It was one week till my flight to The Netherlands and I had a big pile of photos that I wanted to scan. I felt like I was discovering my roots all over again but this time there was something different. As a child I was mesmerised by these photos and the stories they told but this time I felt like I could give something back and this need became more and more compelling as I felt myself drifting away from all the familiar things that reminded me of these roots and stories.
When there is time and consciousness, stories become inevitable. When anything becomes aware of its immortality it craves roots. The present does not suffice her. She needs a past and a future. Our root is the stories we try to tell. Our root is the warmth that a tale creates in our hearts, the security of knowing yourself as a part of a whole; a community that outlives you. Through our consciousness we discovered time and through stories we tried to forget it.
The process of listening to a story and drowning in the familiar warmth of it is a promise of security, a security with the promise of a community, of a whole, a collective realm of thought that is vast and inclusive. For the beautiful experience of narration to happen you need to know sorrow, longing, pain and trauma. But where does all this begin? It begins where memory fails us. It begins when we are torn from the womb, from a shelter safe from cold, hunger and active consciousness. We know security, we experience security and we are torn. In a moment we feel hunger, cold, pain, harsh sound and light and we are born and that is how the first trauma is made and the cycle can begin. After a few dreadful minutes we will be warm and safe sucking a breast with a familiar smell and we do not yet know where we end and she (the mother) begins. We are one with our mothers, we are whole, and we are drowned.
As our consciousness kicks in, more and more each day, we crave and recreate what we have left behind. Our cultures and communities were formed by stories. We have not yet known people devoid of myths and stories and even now, almost as far away as we can be from our primitive state, the joy of hearing stories remains strong within us.
Stories serve another purpose too. They make us remember, not just the whole that we belong to now but what we have lost. The stories help us overcome traumas by remembering them. We create patterns and through them we heal. We remember a glorious past ruined and redeemed and we remember that traumas can be overcome and much more importantly we preserve the goodness that we have lost. It makes our moments, our family and our home immortal.
The function of survival and its crucial role is beautifully told in a passage in Norse mythology in the story of Sigurd: “Beside his body Gudrun sits in silence. She cannot speak; she cannot weep. They fear that her heart will break unless she can find relief, and one by one the women tell her of their own grief, the bitterest pain each had ever borne. Husbands, daughters, sisters, brothers, one says, all were taken from me, and still I live.”
My paintings were born out of the need to reclaim a whole. The process in which the paintings were made is best exemplified in the literary tool of metonymy. In a sense the paintings are a part of a whole and not a replacement. Therefore the reference is contained within a whole that is partially visible before the audience. The atmosphere is used as a clue to a whole that is lost. The images and photos I’ve been working with are all part of a whole that I have lost and partially regained through stories, narration and painting.
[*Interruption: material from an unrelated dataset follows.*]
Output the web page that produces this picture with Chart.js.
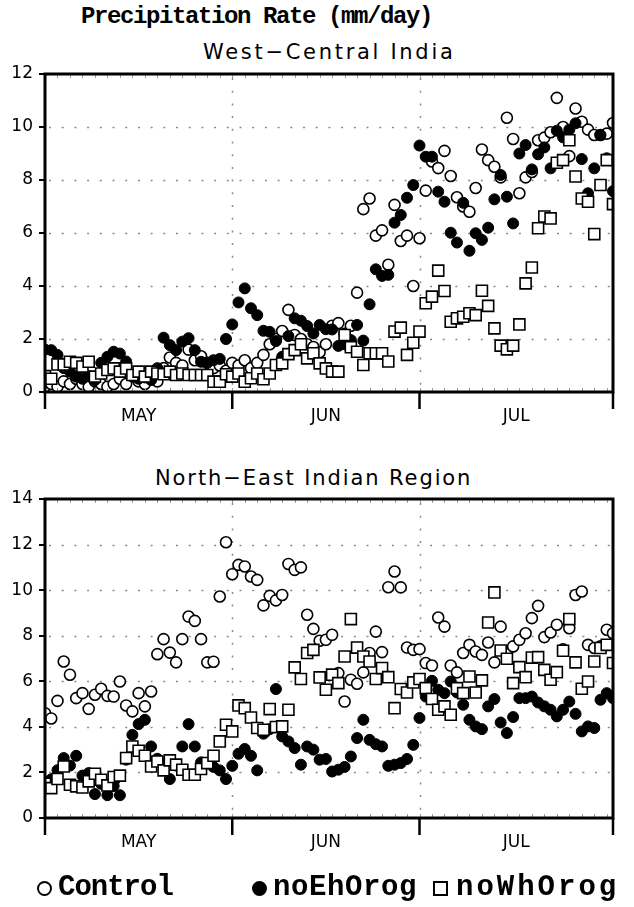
<!DOCTYPE html>
<html><head><meta charset="utf-8">
<script src="https://cdn.jsdelivr.net/npm/chart.js@4"></script>
<style>
html,body{margin:0;padding:0;background:#fff;}
body{width:634px;height:907px;position:relative;overflow:hidden;font-family:"DejaVu Sans",sans-serif;color:#000;}
.abs{position:absolute;white-space:nowrap;}
#title{left:81px;top:3px;font:bold 24px "Liberation Mono",monospace;letter-spacing:-1.4px;}
.sub{font:21px "DejaVu Sans",sans-serif;}
#sub1{left:203px;top:40px;letter-spacing:2.7px;}
#sub2{left:155px;top:466px;letter-spacing:1.9px;}
#c1{left:0;top:0;}
#c2{left:0;top:440px;}
.leg{font:bold 29px "Liberation Mono",monospace;top:871px;}
.sym{position:absolute;top:881px;width:15px;height:15px;box-sizing:border-box;border:2px solid #000;background:#fff;}
</style></head>
<body>
<div id="title" class="abs">Precipitation Rate (mm/day)</div>
<div id="sub1" class="abs sub">West−Central India</div>
<div id="sub2" class="abs sub">North−East Indian Region</div>
<canvas id="c1" class="abs" width="634" height="440"></canvas>
<canvas id="c2" class="abs" width="634" height="467"></canvas>
<div class="sym" style="left:37px;border-radius:50%;"></div>
<div class="abs leg" style="left:58px;letter-spacing:-1px;">Control</div>
<div class="sym" style="left:252px;border-radius:50%;background:#000;"></div>
<div class="abs leg" style="left:273px;letter-spacing:0.6px;">noEhOrog</div>
<div class="sym" style="left:433px;"></div>
<div class="abs leg" style="left:456px;letter-spacing:3px;">noWhOrog</div>
<script>
// day index: 1 = first plotted day (early May) ... 92 = end of July
const days = Array.from({length: 92}, (_, i) => i + 1);
const monthLabels = ["MAY", "JUN", "JUL"];
const monthCenters = [16, 46, 76.5];
const monthStarts = [31, 61];
const seriesNames = ["Control", "noEhOrog", "noWhOrog"];

// West-Central India (mm/day)
const wcControl = [0.2,0.3,0.2,0.4,0.3,0.5,0.3,0.2,0.4,0.3,0.2,0.3,0.5,0.3,0.6,0.4,0.3,0.5,0.4,0.9,
  1.3,1.1,1.0,1.6,1.2,1.35,1.1,0.9,1.0,0.8,1.1,1.0,1.2,0.9,1.1,1.4,1.8,2.0,2.3,3.1,
  2.15,2.0,1.8,1.7,1.5,1.8,2.5,2.6,2.2,2.5,3.75,6.9,7.3,5.9,6.1,4.8,7.06,5.7,5.9,4.0,
  5.8,7.6,8.7,8.45,9.1,8.15,7.35,7.0,6.8,7.7,9.15,8.75,8.5,8.1,10.35,9.55,7.5,8.1,8.3,9.5,
  9.6,9.8,11.1,10.0,8.9,10.7,10.2,9.9,9.7,9.7,9.75,10.15];
const wcNoEh = [1.6,1.58,1.4,0.9,0.77,0.58,0.5,0.6,0.45,1.1,1.33,1.52,1.45,1.15,0.6,0.5,0.55,0.45,0.9,2.05,
  1.77,1.58,1.9,2.03,1.58,1.14,1.1,1.2,1.25,2.0,2.55,3.38,3.91,3.16,2.9,2.31,2.27,1.92,1.33,2.11,
  2.78,2.69,2.49,2.21,2.53,2.37,2.36,1.74,1.8,1.96,2.53,1.94,3.31,4.63,4.38,4.42,6.39,6.68,7.33,7.81,
  9.3,8.88,8.88,7.56,7.18,6.01,5.64,7.14,5.33,5.99,5.74,6.2,7.27,8.19,7.37,6.36,9.0,9.32,8.4,8.97,
  9.23,8.44,9.86,9.61,9.9,10.14,8.79,7.5,8.44,9.7,8.82,7.58];
const wcNoWh = [0.6,0.5,1.04,1.04,1.14,1.1,0.96,1.14,0.58,0.7,0.83,0.89,0.77,0.89,0.64,0.77,0.58,0.77,0.7,0.67,
  0.77,0.64,0.7,0.64,0.64,0.64,0.64,0.39,0.39,0.67,0.58,0.7,0.39,0.52,0.7,0.48,0.7,1.02,1.08,1.43,
  1.58,1.8,1.27,1.46,1.08,0.89,0.77,0.77,2.15,1.69,1.52,1.02,1.46,1.46,1.46,1.15,2.28,2.43,1.4,1.86,
  2.28,3.35,3.6,4.58,3.81,2.65,2.78,2.84,2.97,2.9,3.82,3.25,2.4,1.75,1.61,1.75,2.55,4.1,4.7,6.18,
  6.62,6.55,8.65,8.75,9.5,8.13,7.3,7.18,5.96,7.81,8.75,7.09];

// North-East Indian Region (mm/day)
const neControl = [4.6,4.37,5.14,6.87,6.29,5.26,5.48,4.79,5.41,5.67,5.36,5.33,5.99,4.94,4.68,5.48,4.9,5.55,7.19,7.85,
  7.26,6.83,7.85,8.84,8.65,7.85,6.83,6.86,9.72,12.1,10.7,11.11,11.04,10.6,10.45,9.33,9.75,9.55,9.79,11.15,
  10.89,11.0,8.92,8.3,7.78,7.82,8.04,6.36,5.11,6.07,5.89,6.39,7.24,8.18,7.28,10.13,10.82,10.12,7.48,7.38,
  7.41,6.8,6.69,8.8,8.4,6.69,6.39,7.24,7.6,7.31,7.16,7.7,6.83,8.4,7.2,7.53,7.82,8.11,8.77,9.31,
  7.94,8.14,8.48,7.4,8.33,9.79,9.94,7.6,7.46,7.53,8.26,8.11];
const neNoEh = [1.6,1.7,2.1,2.63,2.3,2.73,1.86,1.97,1.05,1.5,1.0,1.4,1.0,2.56,3.65,4.12,4.31,3.14,2.6,2.4,
  1.71,2.3,3.14,4.12,3.14,2.44,2.4,2.24,2.09,1.71,2.29,2.82,3.03,2.73,2.09,3.7,3.9,5.66,3.58,3.36,
  3.07,2.34,3.14,3.0,2.56,2.59,2.04,2.12,2.24,2.7,3.51,4.31,3.43,3.24,3.14,2.29,2.34,2.41,2.59,3.21,
  4.39,5.33,6.02,5.63,5.48,5.99,5.51,4.97,4.31,4.02,3.9,4.9,5.22,4.19,3.73,4.43,5.26,5.26,5.33,5.07,
  4.9,4.75,4.46,4.75,5.11,4.57,3.8,4.02,3.95,5.19,5.48,5.26];
const neNoWh = [1.5,1.31,1.71,2.26,1.46,1.39,1.34,1.61,1.94,1.68,1.43,1.8,1.86,2.63,3.14,2.95,2.73,2.26,2.48,2.09,
  2.53,2.34,2.12,1.9,1.9,2.15,2.41,2.73,3.36,4.09,3.8,4.94,4.82,4.41,3.95,3.87,4.78,3.99,4.02,4.75,
  6.61,6.1,7.24,7.38,6.17,5.63,6.29,5.92,7.09,8.73,7.48,7.09,6.87,6.1,6.58,6.18,4.82,5.66,5.51,5.95,
  6.1,5.7,5.22,4.75,4.9,4.53,5.7,5.48,6.21,5.51,6.04,8.58,9.9,7.35,6.99,5.92,6.62,6.18,7.04,7.06,
  6.5,6.07,6.4,7.34,8.73,6.83,5.67,5.99,6.87,7.46,7.6,6.8];

const toXY = vals => vals.map((v, i) => ({x: days[i], y: v}));

const framePlugin = {
  id: 'frame',
  beforeDatasetsDraw(chart) {
    const {ctx, chartArea: a, scales: {x, y}} = chart;
    ctx.save();
    ctx.strokeStyle = '#8a8a8a';
    ctx.lineWidth = 1.5;
    ctx.setLineDash([2, 10.7]);
    y.ticks.forEach(t => {
      if (t.value > y.min && t.value < y.max) {
        const py = Math.round(y.getPixelForValue(t.value)) + 0.5;
        ctx.beginPath(); ctx.moveTo(a.left + 4, py); ctx.lineTo(a.right, py); ctx.stroke();
      }
    });
    monthStarts.forEach(v => {
      const px = Math.round(x.getPixelForValue(v)) + 0.5;
      ctx.beginPath(); ctx.moveTo(px, a.top + 4); ctx.lineTo(px, a.bottom); ctx.stroke();
    });
    ctx.restore();
  },
  afterDatasetsDraw(chart) {
    const {ctx, chartArea: a, scales: {x}} = chart;
    ctx.save();
    // small minor tick marks on the frame, every two days
    ctx.strokeStyle = '#9a9a9a';
    ctx.lineWidth = 1;
    for (let v = x.min; v <= x.max; v += 2) {
      const px = Math.round(x.getPixelForValue(v)) + 0.5;
      ctx.beginPath(); ctx.moveTo(px, a.top + 1); ctx.lineTo(px, a.top + 4); ctx.stroke();
      ctx.beginPath(); ctx.moveTo(px, a.bottom - 4); ctx.lineTo(px, a.bottom - 1); ctx.stroke();
    }
    ctx.strokeStyle = '#000';
    ctx.lineWidth = 3;
    ctx.strokeRect(a.left, a.top, a.right - a.left, a.bottom - a.top);
    ctx.lineWidth = 2.5;
    [x.min, ...monthStarts, x.max].forEach(v => {
      const px = x.getPixelForValue(v);
      ctx.beginPath(); ctx.moveTo(px, a.bottom); ctx.lineTo(px, a.bottom + 17); ctx.stroke();
    });
    ctx.restore();
  }
};

function makeChart(id, yMax, ctrl, noEh, noWh, padTop, padBottom) {
  return new Chart(document.getElementById(id), {
    type: 'scatter',
    data: {
      datasets: [
        {label: seriesNames[0], data: toXY(ctrl), order: 3, pointStyle: 'circle', pointRadius: 5.5,
         borderColor: '#000', backgroundColor: '#fff', borderWidth: 1.6, clip: 0},
        {label: seriesNames[1], data: toXY(noEh), order: 2, pointStyle: 'circle', pointRadius: 5.5,
         borderColor: '#000', backgroundColor: '#000', borderWidth: 1, clip: 0},
        {label: seriesNames[2], data: toXY(noWh), order: 1, pointStyle: 'rect', pointRadius: 7.8,
         borderColor: '#000', backgroundColor: '#fff', borderWidth: 1.6, clip: 0}
      ]
    },
    options: {
      responsive: false, animation: false, devicePixelRatio: 1,
      layout: {padding: {top: padTop, right: 21, left: 0, bottom: padBottom}},
      plugins: {legend: {display: false}, tooltip: {enabled: false}, title: {display: false}},
      scales: {
        x: {
          type: 'linear', min: 1, max: 92,
          grid: {display: false, drawTicks: false},
          border: {display: false},
          afterBuildTicks: s => { s.ticks = monthCenters.map(v => ({value: v})); },
          afterFit: s => { s.height = 48; },
          ticks: {autoSkip: false, maxRotation: 0, padding: 14, color: '#000',
                  font: {size: 17, family: 'DejaVu Sans'},
                  callback: (v, i) => monthLabels[i]}
        },
        y: {
          min: 0, max: yMax,
          afterFit: s => { s.width = 45; },
          border: {display: false},
          grid: {drawOnChartArea: false, drawTicks: true, tickLength: 6, color: '#000', lineWidth: 2},
          ticks: {stepSize: 2, color: '#000', padding: 6, font: {size: 17, family: 'DejaVu Sans'}}
        }
      }
    },
    plugins: [framePlugin]
  });
}

makeChart('c1', 12, wcControl, wcNoEh, wcNoWh, 74, 0);
makeChart('c2', 14, neControl, neNoEh, neNoWh, 59, 41);
</script>
</body></html>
One of my ambitious goals is to make my audience internalize a story that they have not personally experienced and to convince them that in the realm of narration and imagination, the rational barriers can be lifted to leave you in a timeless and limitless whole in which you are a part of a community of experience that outlives your own and extends to a heritage much larger than yourself. I have been using photographs in family albums as the starting point of this project that heavily relies on notions such as memory, remembering and imagination of the past and if my audience does not come to realize the reason behind this choice they won’t be able to proceed in the path I wish them to take. My audience should be able to understand the significance of photography in this particular cultural context and how its peculiarity helped me define the project. It is important that I try to explain how the experience of photography differs in cultures that go through chaotic phases of trauma and how the trauma manifests itself throughout every communicative passage the community tries to make. I have to explain the significance of this culture and the trauma it has gone through in my experience as an individual artist.